* start Dataset excerpt *
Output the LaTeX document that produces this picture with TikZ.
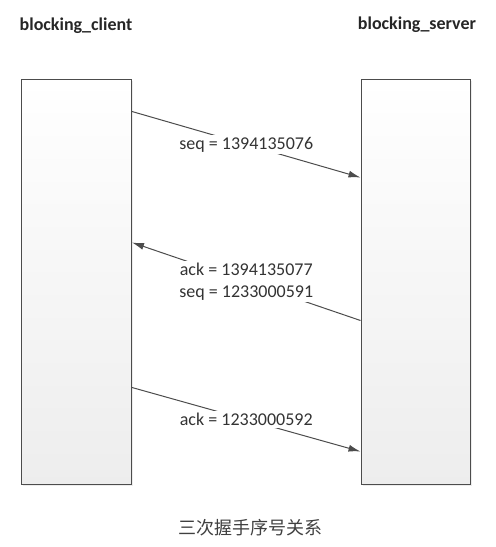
\documentclass[tikz,border=0pt]{standalone}
\usepackage{fontspec}
\setmainfont{Carlito}
\newfontfamily\cjk{Noto Sans CJK SC}
\usepackage{tikz}
\usetikzlibrary{arrows.meta,positioning,shadows}

\begin{document}
\begin{tikzpicture}[x=1pt, y=-1pt,
		host/.style   = {draw=black!70, line width=1pt, minimum width=110pt, minimum height=405pt, top color=white, bottom color=black!7, drop shadow={opacity=0.15, shadow xshift=1.5pt, shadow yshift=-1.5pt}},
		title/.style  = {font=\fontsize{18}{22}\selectfont\bfseries, text=black!85},
		msg/.style    = {font=\fontsize{18}{22}\selectfont, text=black!80, fill=white, inner sep=2pt, align=center},
		link/.style   = {->, draw=black!70, line width=1pt},
		>={Latex[length=12pt,width=7pt]}]
	
	\useasboundingbox (0,0) rectangle (496,547);
	
	% The two hosts
	\node[host] (client) at (76.5,281.5) {};
	\node[host, minimum width=109pt] (server) at (415.5,281.5) {};
	
	% Names above the hosts
	\node[title] (cname) at (76,26) {blocking\_client};
	\node[title] (sname) at (417,25) {blocking\_server};
	
	% Handshake messages, label sits on the middle of each line
	\draw[link] ([yshift=-33pt]client.north east) -- node[msg] (m1) {seq = 1394135076} ([yshift=-99pt]server.north west);
	\draw[link] ([yshift=-242pt]server.north west) -- node[msg] (m2) {ack = 1394135077\\seq = 1233000591} ([yshift=-164pt]client.north east);
	\draw[link] ([yshift=-309pt]client.north east) -- node[msg] (m3) {ack = 1233000592} ([yshift=-373pt]server.north west);
	
	% Caption
	\node[font=\fontsize{18}{22}\selectfont\cjk, text=black!75] (caption) at (250,528) {三次握手序号关系};
	
\end{tikzpicture}
\end{document}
* end Dataset excerpt *
## Exercise details
Your task is to restate word for word the lines from the top of the data to the line containing "minimum width=109pt] (server)", both ends included, with every picture left out.

## Result below
Output the LaTeX document that produces this picture with TikZ.
\documentclass[tikz,border=0pt]{standalone}
\usepackage{fontspec}
\setmainfont{Carlito}
\newfontfamily\cjk{Noto Sans CJK SC}
\usepackage{tikz}
\usetikzlibrary{arrows.meta,positioning,shadows}

\begin{document}
\begin{tikzpicture}[x=1pt, y=-1pt,
		host/.style   = {draw=black!70, line width=1pt, minimum width=110pt, minimum height=405pt, top color=white, bottom color=black!7, drop shadow={opacity=0.15, shadow xshift=1.5pt, shadow yshift=-1.5pt}},
		title/.style  = {font=\fontsize{18}{22}\selectfont\bfseries, text=black!85},
		msg/.style    = {font=\fontsize{18}{22}\selectfont, text=black!80, fill=white, inner sep=2pt, align=center},
		link/.style   = {->, draw=black!70, line width=1pt},
		>={Latex[length=12pt,width=7pt]}]
	
	\useasboundingbox (0,0) rectangle (496,547);
	
	% The two hosts
	\node[host] (client) at (76.5,281.5) {};
	\node[host, minimum width=109pt] (server) at (415.5,281.5) {};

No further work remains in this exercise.